Posted May 1, 2007 14:46 UTC (Tue) by k8to (subscriber, #15413) [Link]

Do you mean a tell-tale? Or are those terms the same in your parlance?

(Not asking to be a jerk, I'm honestly both interested in and a bit murky on your meaning.)

Job opening: kernel bug manager

Posted May 1, 2007 15:44 UTC (Tue) by dlang (✭ supporter ✭, #313) [Link]

see the discussion n the kernel list (a huge thread followng up the 2.6.21 release, subject 2.6.21)

many people feel that the job of noticing bugs, figuring out who to send them to, and pestering people (politely) until they get a response is something that a person with the right skills can do after only a few months of reading the kernel list to see who's involved with what.

this doesn't sound like the vertical learning curve that you are suggesting.

Job opening: kernel bug manager

Posted May 1, 2007 20:55 UTC (Tue) by louie (subscriber, #3285) [Link]

Having done exactly that for GNOME (a community which, AFAICT, is more tolerant of newbies than LKML) it isn't easy.

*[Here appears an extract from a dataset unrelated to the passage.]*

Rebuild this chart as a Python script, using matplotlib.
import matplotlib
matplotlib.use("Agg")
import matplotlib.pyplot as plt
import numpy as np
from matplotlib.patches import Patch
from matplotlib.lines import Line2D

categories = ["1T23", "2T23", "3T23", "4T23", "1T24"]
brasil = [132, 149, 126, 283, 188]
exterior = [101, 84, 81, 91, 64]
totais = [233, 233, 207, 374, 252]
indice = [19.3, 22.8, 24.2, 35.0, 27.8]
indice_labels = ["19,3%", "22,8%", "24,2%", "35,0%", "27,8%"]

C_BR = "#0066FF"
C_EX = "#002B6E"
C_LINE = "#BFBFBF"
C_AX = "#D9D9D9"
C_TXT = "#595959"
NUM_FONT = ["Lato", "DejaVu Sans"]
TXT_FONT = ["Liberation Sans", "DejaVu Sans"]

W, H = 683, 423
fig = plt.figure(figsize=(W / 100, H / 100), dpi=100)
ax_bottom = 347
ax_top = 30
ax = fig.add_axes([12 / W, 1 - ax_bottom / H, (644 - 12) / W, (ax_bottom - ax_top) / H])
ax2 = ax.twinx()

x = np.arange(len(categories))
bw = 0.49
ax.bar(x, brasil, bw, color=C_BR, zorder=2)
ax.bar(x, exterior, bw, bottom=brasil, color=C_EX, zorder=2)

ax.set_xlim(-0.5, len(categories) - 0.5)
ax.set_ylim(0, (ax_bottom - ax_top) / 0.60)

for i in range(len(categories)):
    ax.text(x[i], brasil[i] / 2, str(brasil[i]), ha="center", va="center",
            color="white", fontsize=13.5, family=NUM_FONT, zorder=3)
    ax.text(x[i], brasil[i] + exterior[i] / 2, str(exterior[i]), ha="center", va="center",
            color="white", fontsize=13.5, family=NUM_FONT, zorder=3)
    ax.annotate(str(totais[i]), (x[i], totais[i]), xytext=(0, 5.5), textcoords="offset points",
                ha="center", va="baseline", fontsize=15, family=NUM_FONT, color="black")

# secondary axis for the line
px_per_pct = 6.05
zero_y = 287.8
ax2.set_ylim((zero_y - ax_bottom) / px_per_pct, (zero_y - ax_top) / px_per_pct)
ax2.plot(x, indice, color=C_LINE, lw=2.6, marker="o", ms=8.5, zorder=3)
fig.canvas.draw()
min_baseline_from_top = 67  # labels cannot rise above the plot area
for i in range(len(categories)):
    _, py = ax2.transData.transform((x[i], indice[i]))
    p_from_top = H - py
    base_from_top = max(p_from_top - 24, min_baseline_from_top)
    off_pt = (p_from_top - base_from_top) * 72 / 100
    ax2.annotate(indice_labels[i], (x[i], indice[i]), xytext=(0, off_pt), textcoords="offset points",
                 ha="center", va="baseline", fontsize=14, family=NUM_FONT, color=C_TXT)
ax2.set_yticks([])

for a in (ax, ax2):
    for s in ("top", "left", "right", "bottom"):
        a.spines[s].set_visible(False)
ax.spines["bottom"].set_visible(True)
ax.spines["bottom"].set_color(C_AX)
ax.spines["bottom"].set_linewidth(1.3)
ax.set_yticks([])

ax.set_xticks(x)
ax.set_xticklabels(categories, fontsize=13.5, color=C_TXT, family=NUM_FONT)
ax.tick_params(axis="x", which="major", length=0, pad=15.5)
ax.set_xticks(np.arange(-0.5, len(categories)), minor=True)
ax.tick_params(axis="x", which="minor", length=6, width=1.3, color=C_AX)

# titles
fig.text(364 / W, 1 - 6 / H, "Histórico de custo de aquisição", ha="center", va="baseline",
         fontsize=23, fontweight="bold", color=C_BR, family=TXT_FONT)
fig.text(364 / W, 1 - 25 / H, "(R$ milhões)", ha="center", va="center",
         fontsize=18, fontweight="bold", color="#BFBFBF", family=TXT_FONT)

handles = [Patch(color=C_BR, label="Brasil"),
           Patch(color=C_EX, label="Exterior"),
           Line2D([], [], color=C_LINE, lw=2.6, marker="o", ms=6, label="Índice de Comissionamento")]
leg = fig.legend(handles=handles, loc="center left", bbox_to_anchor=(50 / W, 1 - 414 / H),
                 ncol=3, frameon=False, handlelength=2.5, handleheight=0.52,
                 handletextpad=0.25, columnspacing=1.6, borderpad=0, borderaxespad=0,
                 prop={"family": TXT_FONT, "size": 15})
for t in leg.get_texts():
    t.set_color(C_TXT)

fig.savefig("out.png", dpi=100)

It requires a fairly deft political sense (if you irritate people, they flip the bozo bit, and it is really hard to get them to listen to you again) as well as good technical judgment (requires good engineering taste more than actual ability to read code, I found.) The combination of both of those is rare- if you have a deaf political ear, or poor engineering sense, years of reading mailing lists won't help you.

Job opening: kernel bug manager

Posted May 3, 2007 20:12 UTC (Thu) by giraffedata (subscriber, #1954) [Link]

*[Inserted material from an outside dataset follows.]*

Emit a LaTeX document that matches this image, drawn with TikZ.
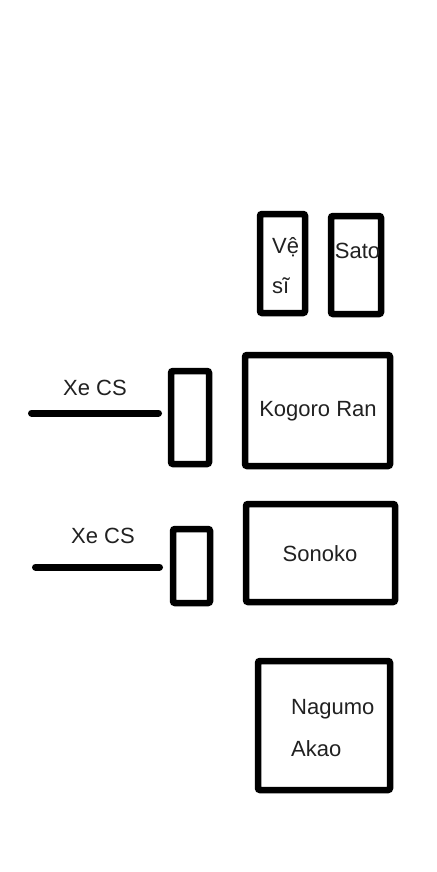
\documentclass[tikz,border=0pt]{standalone}
\usepackage{fontspec}
\setmainfont{Liberation Sans}
\begin{document}
\begin{tikzpicture}[x=1pt,y=-1pt,
  box/.style 2 args={draw=black,line width=6.5pt,rounded corners=2pt,inner sep=0pt,minimum width=#1,minimum height=#2},
  road/.style={draw=black,line width=7pt,line cap=round},
  txt/.style={font=\fontsize{22}{42}\selectfont,text=black!87,inner sep=0pt}]
\useasboundingbox[fill=white] (0,0) rectangle (436,872);
% boxes
\node[box={45pt}{99pt}] (vesi) at (282.5,263.5) {};
\node[box={50pt}{98pt}] (sato) at (356,265) {};
\node[box={38pt}{93pt}] (door1) at (190,417.5) {};
\node[box={145pt}{111pt}] (kogoro) at (317.5,410.5) {};
\node[box={37pt}{74pt}] (door2) at (191.5,566) {};
\node[box={149pt}{98pt}] (sonoko) at (320.5,553) {};
\node[box={132pt}{129pt}] (nagumo) at (324,725.5) {};
% roads
\coordinate (r1a) at (31.5,413);
\coordinate (r1b) at (158.5,413);
\coordinate (r2a) at (35.5,567);
\coordinate (r2b) at (159.5,567);
\draw[road] (r1a) -- (r1b);
\draw[road] (r2a) -- (r2b);
% labels
\node[txt,anchor=base west] (t1) at (272,253) {Vệ};
\node[txt,anchor=base west] (t2) at (272,293) {sĩ};
\node[txt,anchor=base] (t3) at (357.5,258) {Sato};
\node[txt,anchor=base] (t4) at (318,416) {Kogoro Ran};
\node[txt,anchor=base] (t5) at (320,561) {Sonoko};
\node[txt,anchor=base west] (t6) at (291,714) {Nagumo};
\node[txt,anchor=base west] (t7) at (291,756) {Akao};
\node[txt,anchor=base west] (t8) at (63,395) {Xe CS};
\node[txt,anchor=base west] (t9) at (71,543) {Xe CS};
\end{tikzpicture}
\end{document}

You're describing a nearly horizontal learning curve, not a vertical one. A learning curve is a graph of productivity on the vertical axis against time spent doing something on the horizontal access. If it's vertical, that means you instantly have infinite productivity. Something that you slowly learn over years in order to get to maximum productivity is a long, shallow curve.

I suspect the common error of thinking that "steep learning curve" means "hard to learn" comes from a mental image of climbing a hill. But the learning curve comes from industrial engineering, where nobody cares about something being "hard." They care only about quantities of input and output.